Request →
Without the pictures, set down every line of the data exactly.

-------- Source excerpt

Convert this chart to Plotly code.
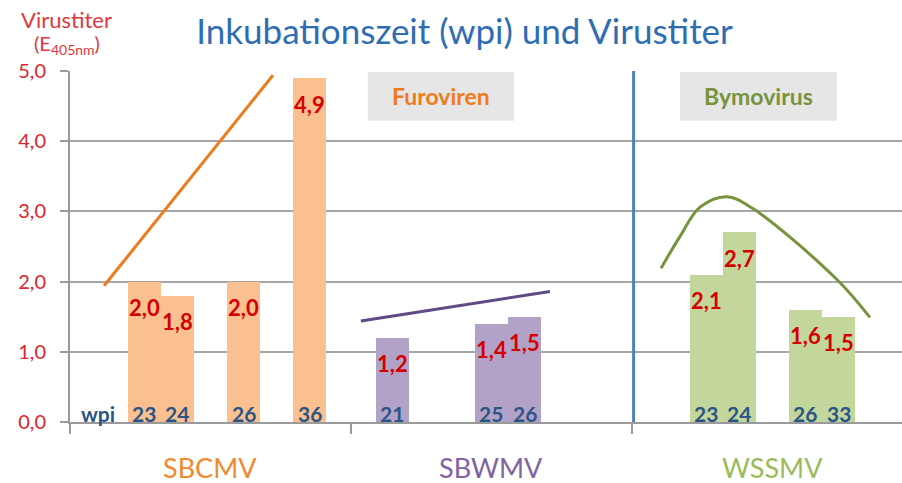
import plotly.graph_objects as go

# wpi categories shared by all three virus groups (sorted union)
wpi_order = [21, 23, 24, 25, 26, 33, 36]

groups = ["SBCMV", "SBWMV", "WSSMV"]

sbcmv_wpi = [23, 24, 26, 36]
sbcmv_titer = [2.0, 1.8, 2.0, 4.9]

sbwmv_wpi = [21, 25, 26]
sbwmv_titer = [1.2, 1.4, 1.5]

wssmv_wpi = [23, 24, 26, 33]
wssmv_titer = [2.1, 2.7, 1.6, 1.5]

# hand-drawn trend lines (x in wpi-slot units across the axis, y in titer)
sbcmv_trend_x = [1.03, 6.14]
sbcmv_trend_y = [1.94, 4.94]
sbwmv_trend_x = [8.80, 14.52]
sbwmv_trend_y = [1.44, 1.86]
wssmv_trend_x = [17.88, 18.45, 19.06, 19.87, 20.66, 23.2, 24.2]
wssmv_trend_y = [2.19, 2.64, 3.06, 3.21, 3.04, 2.03, 1.49]

y_ticks = [0, 1, 2, 3, 4, 5]
y_ticktext = ["0,0", "1,0", "2,0", "3,0", "4,0", "5,0"]

FONT = "Lato, Carlito, 'Open Sans', sans-serif"
GROUP_W = 8.5
PAD = 1.25

bar_colors = ["#fac090", "#b3a2c7", "#c3d69b"]
line_colors = ["#ee7b1c", "#5f4a85", "#77933c"]
label_colors = ["#f08a30", "#8064a2", "#9bbb59"]

series = [
    (sbcmv_wpi, sbcmv_titer, sbcmv_trend_x, sbcmv_trend_y),
    (sbwmv_wpi, sbwmv_titer, sbwmv_trend_x, sbwmv_trend_y),
    (wssmv_wpi, wssmv_titer, wssmv_trend_x, wssmv_trend_y),
]

fig = go.Figure()
annotations = []

for g, (wpi, titer, tx, ty) in enumerate(series):
    xs = [g * GROUP_W + PAD + wpi_order.index(w) for w in wpi]
    fig.add_trace(go.Bar(
        x=xs,
        y=titer,
        width=1.0,
        marker=dict(color=bar_colors[g], line=dict(width=0)),
        name=groups[g],
        showlegend=False,
    ))
    fig.add_trace(go.Scatter(
        x=tx,
        y=ty,
        mode="lines",
        line=dict(color=line_colors[g], width=3,
                  shape="spline" if len(tx) > 2 else "linear"),
        showlegend=False,
    ))
    for x, w, v in zip(xs, wpi, titer):
        annotations.append(dict(
            x=x, y=v, text="<b>%s</b>" % ("%.1f" % v).replace(".", ","),
            showarrow=False, yanchor="middle", yshift=-26,
            font=dict(family=FONT, size=22, color="#d40000"),
        ))
        annotations.append(dict(
            x=x, y=0, text="<b>%d</b>" % w,
            showarrow=False, yanchor="middle", yshift=9,
            font=dict(family=FONT, size=21, color="#2a5585"),
        ))
    annotations.append(dict(
        x=g * GROUP_W + GROUP_W / 2, y=0, yshift=-45, text=groups[g],
        showarrow=False, yanchor="middle",
        font=dict(family=FONT, size=27, color=label_colors[g]),
    ))

annotations.append(dict(
    x=0.85, y=0, yshift=9, text="<b>wpi</b>", showarrow=False, yanchor="middle",
    font=dict(family=FONT, size=21, color="#2a5585"),
))

# group boxes and the Furoviren / Bymovirus divider
shapes = [
    dict(type="rect", xref="x", yref="y", x0=9.01, x1=13.43, y0=4.29, y1=4.985,
         fillcolor="#e6e6e6", line=dict(width=0), layer="below"),
    dict(type="rect", xref="x", yref="y", x0=18.45, x1=23.2, y0=4.29, y1=4.985,
         fillcolor="#e6e6e6", line=dict(width=0), layer="below"),
    dict(type="line", xref="x", yref="y", x0=17.05, x1=17.05, y0=0, y1=5.11,
         line=dict(color="#4f81bd", width=3)),
]
annotations.append(dict(
    x=11.22, y=4.64, text="<b>Furoviren</b>", showarrow=False,
    font=dict(family=FONT, size=23, color="#ee7b1c"),
))
annotations.append(dict(
    x=20.82, y=4.64, text="<b>Bymovirus</b>", showarrow=False,
    font=dict(family=FONT, size=23, color="#77933c"),
))

# y-axis title in the top-left corner
annotations.append(dict(
    xref="paper", yref="paper", x=-0.061, y=1.0, yshift=52, xanchor="left",
    yanchor="middle", text="Virustiter", showarrow=False,
    font=dict(family=FONT, size=22, color="#e0383c"),
))
annotations.append(dict(
    xref="paper", yref="paper", x=-0.046, y=1.0, yshift=27, xanchor="left",
    yanchor="middle", text="(E<sub>405nm</sub>)", showarrow=False,
    font=dict(family=FONT, size=20, color="#e0383c"),
))

fig.update_layout(
    title=dict(
        text="Inkubationszeit (wpi) und Virustiter",
        x=0.515, xanchor="center", y=0.935, yanchor="middle",
        font=dict(family=FONT, size=35, color="#2e6db4"),
    ),
    width=902,
    height=483,
    margin=dict(l=70, r=0, t=71, b=61),
    paper_bgcolor="white",
    plot_bgcolor="white",
    barmode="overlay",
    bargap=0,
    showlegend=False,
    font=dict(family=FONT),
    annotations=annotations,
    shapes=shapes,
    xaxis=dict(
        range=[0, 25.17],
        tickvals=[0, GROUP_W, 2 * GROUP_W],
        showticklabels=False,
        ticks="outside",
        ticklen=10,
        tickwidth=2,
        tickcolor="#9a9a9a",
        showgrid=False,
        zeroline=False,
        showline=True,
        linecolor="#9a9a9a",
        linewidth=2,
        automargin=False,
    ),
    yaxis=dict(
        range=[0, 5],
        tickvals=y_ticks,
        ticktext=y_ticktext,
        ticks="outside",
        ticklen=8,
        tickwidth=2,
        tickcolor="#9a9a9a",
        ticklabelstandoff=10,
        showgrid=True,
        gridcolor="#a6a6a6",
        gridwidth=2,
        zeroline=False,
        showline=True,
        linecolor="#9a9a9a",
        linewidth=2,
        automargin=False,
        tickfont=dict(family=FONT, size=20, color="#e0242a"),
    ),
)

fig.write_html("out.html", config={"displayModeBar": False},
               post_script="document.body.style.margin='0';")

----------------

Output below →
Convert this chart to Plotly code.
import plotly.graph_objects as go

# wpi categories shared by all three virus groups (sorted union)
wpi_order = [21, 23, 24, 25, 26, 33, 36]

groups = ["SBCMV", "SBWMV", "WSSMV"]

sbcmv_wpi = [23, 24, 26, 36]
sbcmv_titer = [2.0, 1.8, 2.0, 4.9]

sbwmv_wpi = [21, 25, 26]
sbwmv_titer = [1.2, 1.4, 1.5]

wssmv_wpi = [23, 24, 26, 33]
wssmv_titer = [2.1, 2.7, 1.6, 1.5]

# hand-drawn trend lines (x in wpi-slot units across the axis, y in titer)
sbcmv_trend_x = [1.03, 6.14]
sbcmv_trend_y = [1.94, 4.94]
sbwmv_trend_x = [8.80, 14.52]
sbwmv_trend_y = [1.44, 1.86]
wssmv_trend_x = [17.88, 18.45, 19.06, 19.87, 20.66, 23.2, 24.2]
wssmv_trend_y = [2.19, 2.64, 3.06, 3.21, 3.04, 2.03, 1.49]

y_ticks = [0, 1, 2, 3, 4, 5]
y_ticktext = ["0,0", "1,0", "2,0", "3,0", "4,0", "5,0"]

FONT = "Lato, Carlito, 'Open Sans', sans-serif"
GROUP_W = 8.5
PAD = 1.25

bar_colors = ["#fac090", "#b3a2c7", "#c3d69b"]
line_colors = ["#ee7b1c", "#5f4a85", "#77933c"]
label_colors = ["#f08a30", "#8064a2", "#9bbb59"]

series = [
    (sbcmv_wpi, sbcmv_titer, sbcmv_trend_x, sbcmv_trend_y),
    (sbwmv_wpi, sbwmv_titer, sbwmv_trend_x, sbwmv_trend_y),
    (wssmv_wpi, wssmv_titer, wssmv_trend_x, wssmv_trend_y),
]

fig = go.Figure()
annotations = []

for g, (wpi, titer, tx, ty) in enumerate(series):
    xs = [g * GROUP_W + PAD + wpi_order.index(w) for w in wpi]
    fig.add_trace(go.Bar(
        x=xs,
        y=titer,
        width=1.0,
        marker=dict(color=bar_colors[g], line=dict(width=0)),
        name=groups[g],
        showlegend=False,
    ))
    fig.add_trace(go.Scatter(
        x=tx,
        y=ty,
        mode="lines",
        line=dict(color=line_colors[g], width=3,
                  shape="spline" if len(tx) > 2 else "linear"),
        showlegend=False,
    ))
    for x, w, v in zip(xs, wpi, titer):
        annotations.append(dict(
            x=x, y=v, text="<b>%s</b>" % ("%.1f" % v).replace(".", ","),
            showarrow=False, yanchor="middle", yshift=-26,
            font=dict(family=FONT, size=22, color="#d40000"),
        ))
        annotations.append(dict(
            x=x, y=0, text="<b>%d</b>" % w,
            showarrow=False, yanchor="middle", yshift=9,
            font=dict(family=FONT, size=21, color="#2a5585"),
        ))
    annotations.append(dict(
        x=g * GROUP_W + GROUP_W / 2, y=0, yshift=-45, text=groups[g],
        showarrow=False, yanchor="middle",
        font=dict(family=FONT, size=27, color=label_colors[g]),
    ))

annotations.append(dict(
    x=0.85, y=0, yshift=9, text="<b>wpi</b>", showarrow=False, yanchor="middle",
    font=dict(family=FONT, size=21, color="#2a5585"),
))

# group boxes and the Furoviren / Bymovirus divider
shapes = [
    dict(type="rect", xref="x", yref="y", x0=9.01, x1=13.43, y0=4.29, y1=4.985,
         fillcolor="#e6e6e6", line=dict(width=0), layer="below"),
    dict(type="rect", xref="x", yref="y", x0=18.45, x1=23.2, y0=4.29, y1=4.985,
         fillcolor="#e6e6e6", line=dict(width=0), layer="below"),
    dict(type="line", xref="x", yref="y", x0=17.05, x1=17.05, y0=0, y1=5.11,
         line=dict(color="#4f81bd", width=3)),
]
annotations.append(dict(
    x=11.22, y=4.64, text="<b>Furoviren</b>", showarrow=False,
    font=dict(family=FONT, size=23, color="#ee7b1c"),
))
annotations.append(dict(
    x=20.82, y=4.64, text="<b>Bymovirus</b>", showarrow=False,
    font=dict(family=FONT, size=23, color="#77933c"),
))

# y-axis title in the top-left corner
annotations.append(dict(
    xref="paper", yref="paper", x=-0.061, y=1.0, yshift=52, xanchor="left",
    yanchor="middle", text="Virustiter", showarrow=False,
    font=dict(family=FONT, size=22, color="#e0383c"),
))
annotations.append(dict(
    xref="paper", yref="paper", x=-0.046, y=1.0, yshift=27, xanchor="left",
    yanchor="middle", text="(E<sub>405nm</sub>)", showarrow=False,
    font=dict(family=FONT, size=20, color="#e0383c"),
))

fig.update_layout(
    title=dict(
        text="Inkubationszeit (wpi) und Virustiter",
        x=0.515, xanchor="center", y=0.935, yanchor="middle",
        font=dict(family=FONT, size=35, color="#2e6db4"),
    ),
    width=902,
    height=483,
    margin=dict(l=70, r=0, t=71, b=61),
    paper_bgcolor="white",
    plot_bgcolor="white",
    barmode="overlay",
    bargap=0,
    showlegend=False,
    font=dict(family=FONT),
    annotations=annotations,
    shapes=shapes,
    xaxis=dict(
        range=[0, 25.17],
        tickvals=[0, GROUP_W, 2 * GROUP_W],
        showticklabels=False,
        ticks="outside",
        ticklen=10,
        tickwidth=2,
        tickcolor="#9a9a9a",
        showgrid=False,
        zeroline=False,
        showline=True,
        linecolor="#9a9a9a",
        linewidth=2,
        automargin=False,
    ),
    yaxis=dict(
        range=[0, 5],
        tickvals=y_ticks,
        ticktext=y_ticktext,
        ticks="outside",
        ticklen=8,
        tickwidth=2,
        tickcolor="#9a9a9a",
        ticklabelstandoff=10,
        showgrid=True,
        gridcolor="#a6a6a6",
        gridwidth=2,
        zeroline=False,
        showline=True,
        linecolor="#9a9a9a",
        linewidth=2,
        automargin=False,
        tickfont=dict(family=FONT, size=20, color="#e0242a"),
    ),
)

fig.write_html("out.html", config={"displayModeBar": False},
               post_script="document.body.style.margin='0';")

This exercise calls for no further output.